Sometimes, however, risks simply cannot be avoided or managed, and that’s where crisis management plays an active part. Perhaps you can’t escape; maybe the stun and run hasn’t worked, maybe the threat is in your house, or you have to act to protect others from harm. Whatever the reason, it’s now time to dust off your black belt and deliver an ass-kickin’!
You have two considerations here, one tactical and one legal;
a) How to engage your aggressor in such a way as to minimise risk to yourself and those you are protecting (note: there is no such thing as “winning” a self defence scenario!)
b) What force is ‘reasonable’ in pursuit of that goal?
For the legal consideration, you need to know the answer to a raft of questions:
Can you perform your favourite techniques in your everyday clothes? On an uneven surface? In a confined space? In the dark, or when temporarily blinded? Seated, standing, or from the ground?
When adrenaline or shock are hampering your fine motor skills? When you’re exhausted?
What is the most appropriate strategy?
Is there one assailant? How do you neutralise him whilst causing minimal harm? Does he have a weapon? Do you know how to disarm it?
Is there more than one attacker? Do you have appropriate skills to engage a group? What if they all have weapons?

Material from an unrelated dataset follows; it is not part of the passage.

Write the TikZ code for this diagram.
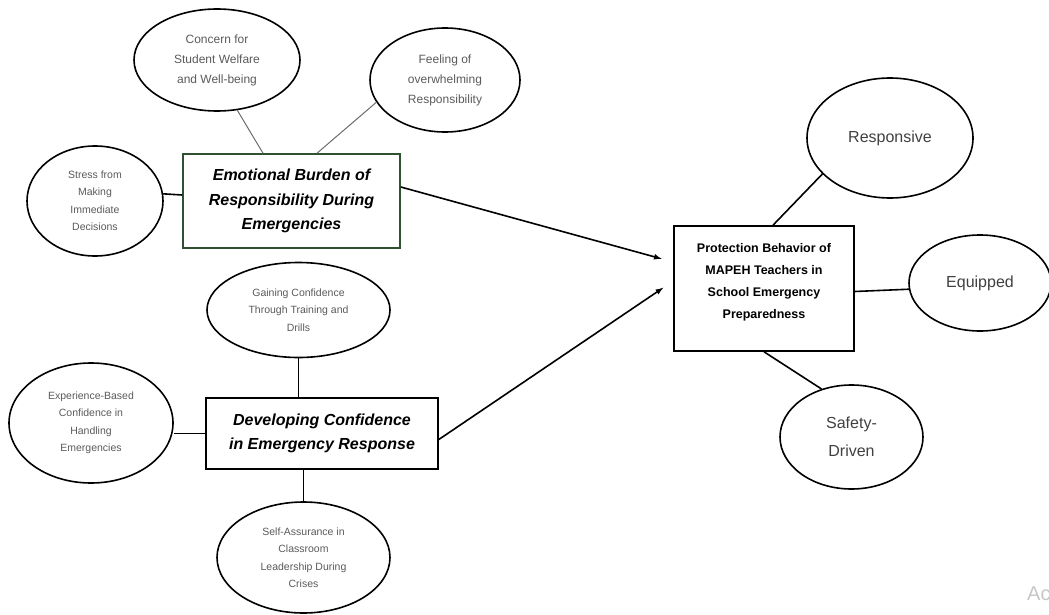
\documentclass[tikz,border=0pt]{standalone}
\usepackage{fontspec}
\setmainfont{Liberation Sans}
\usetikzlibrary{shapes.geometric}
\definecolor{boxgreen}{HTML}{2E5230}
\definecolor{subgray}{HTML}{5A5A5A}
\definecolor{outgray}{HTML}{404040}

\begin{document}
\begin{tikzpicture}
[every node/.style={inner sep=0pt, align=center},
 oval/.style={ellipse, draw=black, line width=1.6pt, text=subgray, font=\fontsize{10.5}{17.5}\selectfont},
 bigoval/.style={oval, font=\fontsize{12}{20}\selectfont},
 outcome/.style={oval, text=outgray, font=\fontsize{16}{28}\selectfont},
 theme/.style={rectangle, draw=black, line width=1.6pt, font=\fontsize{16}{24.5}\selectfont\bfseries\itshape},
 link/.style={line width=1.6pt, color=black},
 thinlink/.style={line width=1pt, color=gray!85!black},
 arrow/.style={line width=1.6pt, ->, >=latex, shorten >=12pt}]
\useasboundingbox (0pt, 0pt) rectangle (1049pt, -615pt);
% emotional burden
\node (1) [bigoval, minimum width=166pt, minimum height=102pt] at (217pt, -60pt) {Concern for\\Student Welfare\\and Well-being};
\node (2) [bigoval, minimum width=150pt, minimum height=104pt] at (445pt, -80pt) {Feeling of\\overwhelming\\Responsibility};
\node (3) [oval, minimum width=136pt, minimum height=110pt] at (95pt, -201pt) {Stress from\\Making\\Immediate\\Decisions};
\node (4) [theme, draw=boxgreen, minimum width=217pt, minimum height=94pt] at (291.5pt, -201pt) {Emotional Burden of\\Responsibility During\\Emergencies};
% developing confidence
\node (5) [oval, minimum width=183pt, minimum height=95pt] at (298.5pt, -310pt) {Gaining Confidence\\Through Training and\\Drills};
\node (6) [oval, minimum width=164pt, minimum height=120pt] at (91pt, -423pt) {Experience-Based\\Confidence in\\Handling\\Emergencies};
\node (7) [theme, minimum width=232pt, minimum height=71pt] at (322pt, -433.5pt) {Developing Confidence\\in Emergency Response};
\node (8) [oval, minimum width=173pt, minimum height=111pt] at (303.5pt, -557.5pt) {Self-Assurance in\\Classroom\\Leadership During\\Crises};
% protection behavior
\node (9) [rectangle, draw=black, line width=1.6pt, minimum width=180pt, minimum height=125pt,
  label={[yshift=6pt, align=center, font=\fontsize{12.5}{22}\selectfont\bfseries]center:{Protection Behavior of\\MAPEH Teachers in\\School Emergency\\Preparedness}}] at (764pt, -288.5pt) {};
\node (10) [outcome, minimum width=166pt, minimum height=120pt] at (890pt, -138pt) {Responsive};
\node (11) [outcome, minimum width=142pt, minimum height=96pt] at (980pt, -283pt) {Equipped};
\node (12) [outcome, minimum width=143pt, minimum height=104pt] at (851.5pt, -437pt) {Safety-\\Driven};
\node (13) [anchor=west, text=gray!45, font=\fontsize{20}{20}\selectfont] at (1027pt, -594pt) {Ac};
\draw [thinlink] (1.292) -- ([xshift=-28.5pt]4.north);
\draw [thinlink] (2.198) -- ([xshift=25.5pt]4.north);
\draw [link] (3.6) -- ([yshift=6pt]4.west);
\draw [link] (5.south) -- (5.south |- 7.north);
\draw [link] (7.west) -- (6.east |- 7.west);
\draw [link] (7.south -| 8.north) -- (8.north);
\draw [arrow] ([yshift=14pt]4.east) -- ([yshift=26.5pt]9.west);
\draw [arrow] ([yshift=-6pt]7.east) -- ([yshift=7.5pt]9.west);
\draw [link] ([xshift=9pt]9.north) -- (10.208);
\draw [link] ([yshift=-3pt]9.east) -- (11.185);
\draw [link] (9.south) -- (12.122);
\end{tikzpicture}
\end{document}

All of these questions are pertinent to training, and should be getting covered in your club’s “self defence” syllabus. These skills are the crossover point between martial arts and self defence, and if you are not able to answer them then it is perhaps worth considering the answers yourself, or raising the point with your instructors.

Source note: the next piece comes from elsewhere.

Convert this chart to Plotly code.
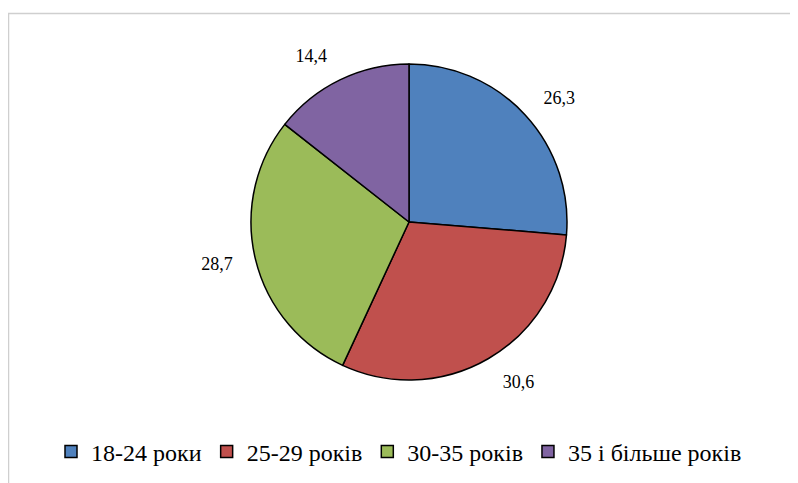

The main take away here, though, is that even if you are training well and can answer all of those questions in your sleep, and you are confident that should the need arise you will be able to defend your family from vengeful ninjas, that still doesn’t constitute good “self defence”.
Good self defence is building those habits which help you de-escalate confrontation or avoid it altogether, and learning how to put them into practice so that all of the martial arts training doesn’t have to be called upon.